• TASK TO CARRY OUT:
In the listing that follows, retype every line from the first through the one containing "const yTicks = [200, 250, 300, 350, 400];". Pictures are to be left out.

· · · · ·

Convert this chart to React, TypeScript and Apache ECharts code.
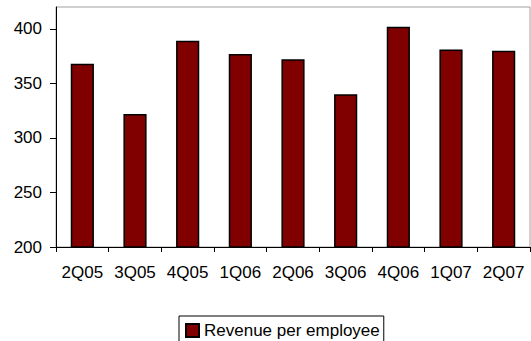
import React, { useEffect, useRef } from "react";
import * as echarts from "echarts";

const categories = ["2Q05", "3Q05", "4Q05", "1Q06", "2Q06", "3Q06", "4Q06", "1Q07", "2Q07"];
const revenuePerEmployee = [368, 322, 389, 377, 372, 340, 402, 381, 380];
const yTicks = [200, 250, 300, 350, 400];

export default function App() {
  const ref = useRef<HTMLDivElement>(null);
  useEffect(() => {
    document.body.style.margin = "0";
    if (!ref.current) return;
    const chart = echarts.init(ref.current, null, { renderer: "svg" });
    chart.setOption({
      animation: false,
      textStyle: { fontFamily: "Liberation Sans, Arial, sans-serif" },
      grid: {
        left: 56,
        right: 1,
        top: 7,
        bottom: 94,
        show: true,
        borderColor: "#a0a0a0",
        borderWidth: 1,
      },
      legend: {
        left: 179,
        top: 316,
        data: ["Revenue per employee"],
        itemWidth: 13,
        itemHeight: 13,
        itemGap: 4,
        padding: [6, 4, 3, 6],
        borderColor: "#000",
        borderWidth: 1,
        textStyle: { fontSize: 17, color: "#000" },
        icon: "rect",
      },
      xAxis: {
        type: "category",
        data: categories,
        axisLine: { lineStyle: { color: "#000", width: 1 } },
        axisTick: { show: true, length: 5, lineStyle: { color: "#000" } },
        axisLabel: { color: "#000", fontSize: 17, margin: 17, interval: 0 },
      },
      yAxis: {
        type: "value",
        min: 200,
        max: 420,
        interval: 50,
        splitLine: { show: false },
        axisLine: { show: true, lineStyle: { color: "#000", width: 1 } },
        axisTick: { show: true, length: 6, lineStyle: { color: "#000" }, customValues: yTicks },
        axisLabel: { color: "#000", fontSize: 17, margin: 14, customValues: yTicks },
      },
      series: [
        {
          name: "Revenue per employee",
          type: "bar",
          data: revenuePerEmployee,
          barWidth: "44%",
          itemStyle: { color: "#800000", borderColor: "#000", borderWidth: 1.5 },
        },
      ],
    });
    return () => chart.dispose();
  }, []);
  return <div ref={ref} style={{ width: 531, height: 341 }} />;
}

· · · · ·

• TASK OUTPUT:
Convert this chart to React, TypeScript and Apache ECharts code.
import React, { useEffect, useRef } from "react";
import * as echarts from "echarts";

const categories = ["2Q05", "3Q05", "4Q05", "1Q06", "2Q06", "3Q06", "4Q06", "1Q07", "2Q07"];
const revenuePerEmployee = [368, 322, 389, 377, 372, 340, 402, 381, 380];
const yTicks = [200, 250, 300, 350, 400];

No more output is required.